Subclause (e) - This subclause now clearly stipulates that reimbursement shall be made for bonus and/or additional wages actually paid to the crew. The time of reimbursement was changed to 15 days to match the timing for reimbursing Insurance Costs under subclause (d). 

It was decided to add the wording to “signed receipt by the crew members or written confirmation from the crew managers of such payment”, as it was considered the best and practical solution since it does not require crew members to share sensitive information such as their bank account details but only signed receipts or a written confirmation from the crew managers. Furthermore, if bonus is paid in cash, it is only possible to have receipt of such payment. Additionally, crew manager’s confirmation could also be used as evidence of receipt by the crew.  

Subclause (f) – Subclause (f)(i) wording was amended and “whatsoever, including but not limited to those concerning” included in the first sentence to replace “or in any other way whatsoever” for enhanced clarity.
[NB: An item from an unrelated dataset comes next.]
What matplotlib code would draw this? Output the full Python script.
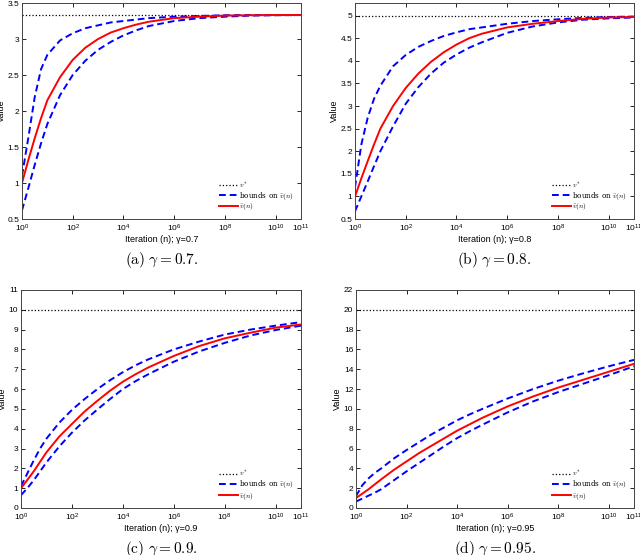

Additionally, the term “body” was deemed inappropriate in this context and has been replaced with “organisation”.   

Subclause (f)(ii) has been amended and “the Owners’” has been removed from this subclause to refer to “insurers” instead of “the Owners’ insurers” as it is typically the vessel’s insurers who have control over and access to the documents.

Subclause (f)(iii) has amended to remove the capitalised “supranational” as it is not a defined term within the clause.

Subclause (f)(iv) wording “being held liable” has been amended to read “liability” to modernise the language and the wording “as a contraband carrier” was amended to “for carrying contraband cargo” for clarity and it now mirrors subclause (c).

Subclause (f)(vi) has been added to clarify that the vessel can sail in convoy.  

And the last sentence of this subclause intends to clarify that the vessel will remain on hire in all the events specified under this subclause, without prejudice to any off-hire provisions in the charter party where the clause is incorporated.  

Subclause (g) has amended to extend the period for nomination period to 72 hours, providing the charterer with additional time to issue alternative orders.  

Subclause (h) – The wording “Sub-clauses (b) to (h)” has been amended to “this Clause” to include the definitions under the scope of application. 

Subclause (i) – It was decided to restructure the subclause by shifting “Anything done or not done” to the beginning of the sentence and to add the “and any contracts of carriage” at the end of the sentence to cater for bills of lading and other similar documents.